Pope John Paul II is being fed through a nasal tube to aid his recovery from illness, the Vatican has revealed.
The Pope made the sign of the cross and struggled to speak
The Vatican added that the Pope, who silently blessed crowds from his window on Wednesday, was continuing to convalesce "slowly and progressively".
Officials insisted he was "directly following" the activity of the Holy See and the Church.
The 84-year-old pontiff had a tube inserted in his throat to help him breathe last month.
The Vatican statement said that in order "to improve his calorific intake and promote an efficient recovery of his strength, nutrition via the positioning of a nasal-gastric tube has begun".

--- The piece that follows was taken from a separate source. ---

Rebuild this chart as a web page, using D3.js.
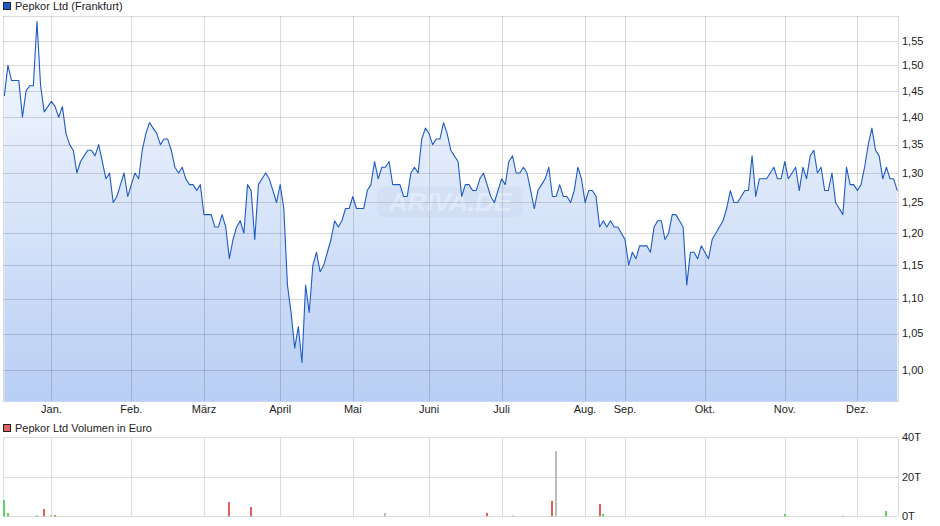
<!DOCTYPE html>
<html>
<head>
<meta charset="utf-8">
<script src="https://cdn.jsdelivr.net/npm/d3@7/dist/d3.min.js"></script>
<style>
  html, body { margin: 0; padding: 0; background: #fff; }
  svg { display: block; }
  text { font-family: "Liberation Sans", Arial, sans-serif; font-size: 11px; fill: #222; }
</style>
</head>
<body>
<svg id="chart" width="940" height="526"></svg>
<script>
// ---------- data ----------
const seriesName = "Pepkor Ltd (Frankfurt)";
const volumeName = "Pepkor Ltd Volumen in Euro";

const prices = [
  1.44,1.50,1.47,1.47,1.47,1.40,1.45,1.46,1.46,1.59,
  1.46,1.41,1.42,1.43,1.42,1.40,1.42,1.37,1.35,1.34,
  1.30,1.32,1.33,1.34,1.34,1.33,1.35,1.32,1.29,1.30,
  1.25,1.26,1.28,1.30,1.26,1.28,1.30,1.29,1.34,1.37,
  1.39,1.38,1.37,1.35,1.36,1.36,1.34,1.31,1.30,1.31,
  1.29,1.28,1.28,1.27,1.28,1.23,1.23,1.23,1.21,1.21,
  1.23,1.21,1.16,1.19,1.21,1.22,1.20,1.28,1.27,1.19,
  1.28,1.29,1.30,1.29,1.27,1.25,1.28,1.24,1.12,1.08,
  1.03,1.06,1.01,1.12,1.08,1.15,1.17,1.14,1.15,1.17,
  1.19,1.22,1.21,1.22,1.24,1.24,1.26,1.24,1.24,1.24,
  1.27,1.28,1.32,1.29,1.31,1.31,1.32,1.28,1.28,1.28,
  1.26,1.26,1.30,1.31,1.30,1.36,1.38,1.37,1.35,1.36,
  1.36,1.39,1.37,1.34,1.33,1.32,1.26,1.28,1.28,1.27,
  1.27,1.29,1.30,1.28,1.26,1.25,1.27,1.29,1.28,1.32,
  1.33,1.30,1.30,1.31,1.30,1.27,1.24,1.27,1.28,1.29,
  1.31,1.26,1.26,1.28,1.26,1.26,1.25,1.27,1.31,1.29,
  1.25,1.27,1.27,1.26,1.21,1.22,1.21,1.22,1.21,1.21,
  1.20,1.19,1.15,1.17,1.16,1.18,1.18,1.18,1.17,1.21,
  1.22,1.22,1.19,1.20,1.23,1.23,1.22,1.21,1.12,1.17,
  1.17,1.16,1.18,1.17,1.16,1.19,1.20,1.21,1.22,1.24,
  1.27,1.25,1.25,1.26,1.27,1.27,1.33,1.26,1.29,1.29,
  1.29,1.30,1.31,1.29,1.29,1.32,1.29,1.30,1.31,1.27,
  1.31,1.29,1.33,1.34,1.30,1.31,1.27,1.27,1.30,1.25,
  1.24,1.23,1.31,1.28,1.28,1.27,1.28,1.31,1.35,1.38,
  1.34,1.33,1.29,1.31,1.29,1.29,1.27
];

// month labels and the index of the first trading day of each month
const monthLabels = ["Jan.","Feb.","März","April","Mai","Juni","Juli","Aug.","Sep.","Okt.","Nov.","Dez."];
const monthIndex  = [13, 35, 55, 76, 96, 117, 137, 160, 171, 193, 215, 235];

const priceTicks = [1.00,1.05,1.10,1.15,1.20,1.25,1.30,1.35,1.40,1.45,1.50,1.55];

// volume (thousand euro) with day index and direction
const volIndex = [0, 1, 9, 11, 13, 14, 62, 68, 105, 133, 140, 151, 152, 164, 165, 215, 231, 243];
const volValue = [8.3, 1.7, 0.5, 3.7, 0.5, 0.6, 7.2, 4.7, 1.7, 1.7, 0.4, 7.8, 33, 6.2, 1.2, 1.2, 0.3, 2.7];
const volDir   = ["up","up","up","down","up","down","down","down","flat","down","up","down","flat","down","up","up","down","up"];
const volTicks = [0, 20, 40];

// ---------- layout ----------
const svg = d3.select("#chart");
const left = 3, right = 898;
const pTop = 16, pBottom = 401;
const vTop = 437.3, vBottom = 516.3;

const x = d3.scaleLinear().domain([0, prices.length - 1]).range([4.3, 897.3]);
const y = d3.scaleLog().domain([0.96, 1.6018]).range([pBottom, pTop]);
const yv = d3.scaleLinear().domain([0, 40]).range([vBottom, vTop]);

const fmt = d3.formatLocale({decimal: ",", thousands: ".", grouping: [3], currency: ["", "€"]}).format(".2f");

// gradient
const defs = svg.append("defs");
const grad = defs.append("linearGradient").attr("id", "areaGrad")
  .attr("gradientUnits", "userSpaceOnUse").attr("x1", 0).attr("x2", 0).attr("y1", pTop).attr("y2", pBottom);
grad.append("stop").attr("offset", "0%").attr("stop-color", "#f9fbff");
grad.append("stop").attr("offset", "100%").attr("stop-color", "#b8cef4");

// ---------- price panel ----------
svg.append("rect").attr("x", left).attr("y", pTop).attr("width", right - left).attr("height", pBottom - pTop)
  .attr("fill", "#fff");

// area
const area = d3.area().x((d, i) => x(i)).y0(pBottom).y1(d => y(d));
svg.append("path").datum(prices).attr("d", area).attr("fill", "url(#areaGrad)");

// grid
const gridColor = "rgba(0,0,0,0.145)";
svg.append("g").selectAll("line").data(priceTicks).join("line")
  .attr("x1", left).attr("x2", right)
  .attr("y1", d => Math.round(y(d)) + 0.5).attr("y2", d => Math.round(y(d)) + 0.5)
  .attr("stroke", gridColor);
svg.append("line").attr("x1", left).attr("x2", right).attr("y1", pTop + 0.5).attr("y2", pTop + 0.5).attr("stroke", gridColor);
svg.append("g").selectAll("line").data(monthIndex).join("line")
  .attr("x1", d => Math.round(x(d)) + 0.5).attr("x2", d => Math.round(x(d)) + 0.5)
  .attr("y1", pTop).attr("y2", pBottom)
  .attr("stroke", gridColor);
svg.append("line").attr("x1", left + 0.5).attr("x2", left + 0.5).attr("y1", pTop).attr("y2", pBottom).attr("stroke", gridColor);
svg.append("line").attr("x1", right + 0.5).attr("x2", right + 0.5).attr("y1", pTop).attr("y2", pBottom).attr("stroke", gridColor);
svg.append("line").attr("x1", left).attr("x2", right + 1).attr("y1", pBottom + 0.5).attr("y2", pBottom + 0.5).attr("stroke", "#c9d9f3");

// watermark
const wm = svg.append("g").attr("opacity", 0.2);
wm.append("rect").attr("x", 377).attr("y", 187).attr("width", 146).attr("height", 30).attr("rx", 8)
  .attr("fill", "#b9c9e2");
wm.append("text").attr("x", 450).attr("y", 211).attr("text-anchor", "middle")
  .style("font-size", "26px").style("font-style", "italic").style("font-weight", "bold")
  .style("fill", "#ffffff").text("ARIVA.DE");

// line
const line = d3.line().x((d, i) => x(i)).y(d => y(d));
svg.append("path").datum(prices).attr("d", line).attr("fill", "none")
  .attr("stroke", "#1f5bc4").attr("stroke-width", 1.1).attr("stroke-linejoin", "round");

// right axis labels
svg.append("g").selectAll("text").data(priceTicks).join("text")
  .attr("x", 902).attr("y", d => y(d)).attr("dy", "0.35em")
  .text(d => fmt(d));

// month labels
svg.append("g").selectAll("text").data(monthIndex).join("text")
  .attr("x", d => x(d)).attr("y", 413).attr("text-anchor", "middle")
  .text((d, i) => monthLabels[i]);

// legend 1
svg.append("rect").attr("x", 3.5).attr("y", 2.5).attr("width", 7).attr("height", 7)
  .attr("fill", "#1f5bc4").attr("stroke", "#222").attr("stroke-width", 1);
svg.append("text").attr("x", 15).attr("y", 10).text(seriesName);

// ---------- volume panel ----------
svg.append("rect").attr("x", 3.5).attr("y", 424.5).attr("width", 7).attr("height", 7)
  .attr("fill", "#e06666").attr("stroke", "#222").attr("stroke-width", 1);
svg.append("text").attr("x", 15).attr("y", 432).text(volumeName);

const vgrid = "#dcdcdc";
svg.append("g").selectAll("line").data(volTicks).join("line")
  .attr("x1", left).attr("x2", right)
  .attr("y1", d => Math.round(yv(d)) + 0.5).attr("y2", d => Math.round(yv(d)) + 0.5)
  .attr("stroke", vgrid);
svg.append("g").selectAll("line").data(monthIndex).join("line")
  .attr("x1", d => Math.round(x(d)) + 0.5).attr("x2", d => Math.round(x(d)) + 0.5)
  .attr("y1", vTop).attr("y2", vBottom)
  .attr("stroke", vgrid);
svg.append("line").attr("x1", left + 0.5).attr("x2", left + 0.5).attr("y1", vTop).attr("y2", vBottom).attr("stroke", vgrid);
svg.append("line").attr("x1", right + 0.5).attr("x2", right + 0.5).attr("y1", vTop).attr("y2", vBottom).attr("stroke", vgrid);

const dirColor = {up: "#5fd35f", down: "#e06060", flat: "#bdbdbd"};
svg.append("g").selectAll("rect").data(volValue).join("rect")
  .attr("x", (d, i) => Math.round(x(volIndex[i])) - 1)
  .attr("y", d => yv(d))
  .attr("width", 2)
  .attr("height", d => yv(0) - yv(d))
  .attr("fill", (d, i) => dirColor[volDir[i]]);

svg.append("g").selectAll("text").data(volTicks).join("text")
  .attr("x", 902).attr("y", d => yv(d)).attr("dy", "0.35em")
  .text(d => d + "T");
</script>
</body>
</html>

Feeding by nasogastric tube is the most common short-term method of getting food directly to a patient's stomach
Insertion involves passing a flexible plastic tube through the nostril, down the back of the throat and into the stomach
Procedure can be uncomfortable, but does not involve sedation or surgery
Liquid food is fed into the tube
The thousands waiting in St Peter's Square for the Wednesday audience clapped and cheered when the Pope made his brief appearance.
He made the sign of the Cross with his hand, while the blessings were read out by an aide. A microphone was placed in front of the Pope, but he struggled to speak and it was removed.
Ill-health forced the Pope to delegate Easter ceremonies to his cardinals for the first time in his long papacy.